Tuesday, March 1, 2011

1861 Confederate Greys, Mathew Brady

1861 Confederate Greys, Mathew Brady, 1861, photograph

This is a photo credited to Mathew Brady, although as you mentioned in class, it could very easily have been taken by one of his assistants.  It took me a while to find this picture, but I chose it because it is North Carolina Confederate soldiers leaving off to battle.  Mathew Brady was a very controversial photographer, as are many, but he was so because he would rearrange dead bodies, coming into battlefields days after the action had ended and moved on.  While he also did many scenes of battlefields, he also was noted for his portraits. However, that wasn't always the case.  In the first major battle of the Civil War, Manassas, where I must add that the Confederacy slaughtered the over confident Union, but I digress.  In this battle, which took place in Virginia, outside of Manassas (which I also must add is a very beautiful setting, irony abounds!) Mathew Brady almost got captured by Confederate forces.  Throughout the entire Civil War Brady took over 10,000 plates, almost certain the U.S. government would buy them from him at the end of the war, and yet they did not, leaving him a financial wreck, only to die 30 years later, still penniless.  Brady tested photographic ethics, and helped shape what they are today.

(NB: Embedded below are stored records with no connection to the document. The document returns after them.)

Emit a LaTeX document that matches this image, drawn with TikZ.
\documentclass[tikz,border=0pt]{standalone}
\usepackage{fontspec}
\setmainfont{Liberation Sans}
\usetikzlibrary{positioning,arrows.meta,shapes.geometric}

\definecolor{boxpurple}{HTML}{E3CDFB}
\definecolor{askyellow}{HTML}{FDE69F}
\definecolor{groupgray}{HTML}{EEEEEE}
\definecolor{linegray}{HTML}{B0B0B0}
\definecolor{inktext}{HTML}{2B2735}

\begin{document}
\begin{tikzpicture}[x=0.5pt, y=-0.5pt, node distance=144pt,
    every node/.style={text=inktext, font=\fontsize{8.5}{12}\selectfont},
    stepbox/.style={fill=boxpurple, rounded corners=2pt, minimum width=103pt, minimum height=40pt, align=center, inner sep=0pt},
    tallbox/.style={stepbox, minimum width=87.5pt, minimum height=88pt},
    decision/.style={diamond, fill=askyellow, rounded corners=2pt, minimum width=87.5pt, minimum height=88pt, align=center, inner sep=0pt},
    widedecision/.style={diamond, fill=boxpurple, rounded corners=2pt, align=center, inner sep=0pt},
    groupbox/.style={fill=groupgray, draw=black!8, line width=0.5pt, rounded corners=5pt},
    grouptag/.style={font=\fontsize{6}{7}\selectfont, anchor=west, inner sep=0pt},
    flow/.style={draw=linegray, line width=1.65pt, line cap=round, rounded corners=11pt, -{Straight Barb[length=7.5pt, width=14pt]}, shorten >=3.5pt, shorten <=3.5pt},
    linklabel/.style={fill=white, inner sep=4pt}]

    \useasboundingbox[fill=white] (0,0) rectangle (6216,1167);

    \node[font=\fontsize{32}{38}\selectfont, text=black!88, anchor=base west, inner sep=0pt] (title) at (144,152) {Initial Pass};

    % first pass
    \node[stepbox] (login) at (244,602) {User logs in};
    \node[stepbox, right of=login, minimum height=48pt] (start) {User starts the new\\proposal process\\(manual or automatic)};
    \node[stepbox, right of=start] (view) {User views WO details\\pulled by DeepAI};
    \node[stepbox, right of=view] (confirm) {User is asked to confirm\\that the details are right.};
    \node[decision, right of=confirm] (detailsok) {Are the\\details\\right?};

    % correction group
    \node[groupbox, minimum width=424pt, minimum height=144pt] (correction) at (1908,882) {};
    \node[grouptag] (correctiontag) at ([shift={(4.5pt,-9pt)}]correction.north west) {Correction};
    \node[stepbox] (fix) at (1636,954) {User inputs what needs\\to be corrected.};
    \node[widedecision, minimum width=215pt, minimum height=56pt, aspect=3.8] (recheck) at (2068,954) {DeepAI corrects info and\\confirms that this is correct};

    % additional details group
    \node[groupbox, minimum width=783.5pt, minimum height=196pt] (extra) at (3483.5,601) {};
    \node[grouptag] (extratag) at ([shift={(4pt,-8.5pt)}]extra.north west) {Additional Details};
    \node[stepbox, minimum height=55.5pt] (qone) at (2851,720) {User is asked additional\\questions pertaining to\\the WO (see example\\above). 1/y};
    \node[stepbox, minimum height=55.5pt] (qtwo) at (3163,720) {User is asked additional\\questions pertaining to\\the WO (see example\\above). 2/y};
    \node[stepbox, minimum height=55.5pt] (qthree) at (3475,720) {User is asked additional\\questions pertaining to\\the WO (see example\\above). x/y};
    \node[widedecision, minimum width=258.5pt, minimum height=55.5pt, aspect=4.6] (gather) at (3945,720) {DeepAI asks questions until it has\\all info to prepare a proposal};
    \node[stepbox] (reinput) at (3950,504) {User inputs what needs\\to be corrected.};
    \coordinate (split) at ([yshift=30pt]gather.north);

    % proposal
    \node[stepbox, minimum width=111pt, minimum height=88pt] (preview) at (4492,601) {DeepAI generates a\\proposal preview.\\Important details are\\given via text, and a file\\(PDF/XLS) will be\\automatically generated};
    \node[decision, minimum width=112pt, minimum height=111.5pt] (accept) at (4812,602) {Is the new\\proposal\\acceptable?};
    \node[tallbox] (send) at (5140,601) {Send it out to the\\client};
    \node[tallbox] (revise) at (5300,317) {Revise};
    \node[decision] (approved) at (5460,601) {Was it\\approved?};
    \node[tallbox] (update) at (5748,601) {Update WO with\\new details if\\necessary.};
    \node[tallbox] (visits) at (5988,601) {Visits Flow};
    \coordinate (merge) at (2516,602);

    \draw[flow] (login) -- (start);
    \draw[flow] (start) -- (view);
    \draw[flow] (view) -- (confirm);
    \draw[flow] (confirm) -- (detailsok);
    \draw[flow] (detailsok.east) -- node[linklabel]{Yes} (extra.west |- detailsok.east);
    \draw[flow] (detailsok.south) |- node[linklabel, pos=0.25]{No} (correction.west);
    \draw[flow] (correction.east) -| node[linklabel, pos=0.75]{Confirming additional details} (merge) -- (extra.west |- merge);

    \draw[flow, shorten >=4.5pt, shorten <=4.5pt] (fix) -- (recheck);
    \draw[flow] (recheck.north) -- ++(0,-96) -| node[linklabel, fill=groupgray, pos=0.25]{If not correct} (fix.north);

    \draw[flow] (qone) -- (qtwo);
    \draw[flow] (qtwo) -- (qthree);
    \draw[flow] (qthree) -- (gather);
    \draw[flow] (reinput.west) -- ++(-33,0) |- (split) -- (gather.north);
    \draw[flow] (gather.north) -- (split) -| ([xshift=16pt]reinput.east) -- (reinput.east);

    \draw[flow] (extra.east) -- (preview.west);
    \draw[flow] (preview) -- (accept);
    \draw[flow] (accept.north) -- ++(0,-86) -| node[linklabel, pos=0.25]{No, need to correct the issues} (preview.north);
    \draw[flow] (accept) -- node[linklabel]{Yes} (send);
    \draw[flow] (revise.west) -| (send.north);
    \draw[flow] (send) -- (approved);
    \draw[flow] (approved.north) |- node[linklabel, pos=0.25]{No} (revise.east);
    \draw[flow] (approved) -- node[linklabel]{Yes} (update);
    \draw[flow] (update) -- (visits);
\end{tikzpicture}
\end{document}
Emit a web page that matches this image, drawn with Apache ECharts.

What stands out to me about this picture, is the solemn facial expressions.  They were very serious and were very much aware of what they were doing by joining the cause.  The blurriness surrounding the central focus of the soldiers gives the photo a sense of confusion and franticness (word?).  The mix then of the calmness in their faces with the feeling of confusion gives the photo a surreal aura.  There's this confusion and disorganization in  that a country was formed so quickly and they are going to war immediately after declaring secession and independence, yet when you break it down and analyze each person individually, there's the sense that each one of them is individually calm and collected, certain that they want to follow through with what they are doing.  It was for these soldiers that the University of North Carolina at Chapel Hill are called the Tar Heels, because the North Carolina Confederate soldiers would never back down and would stand their ground until they could fight no more, so determined to win that it was as if their feet were grounded in tar.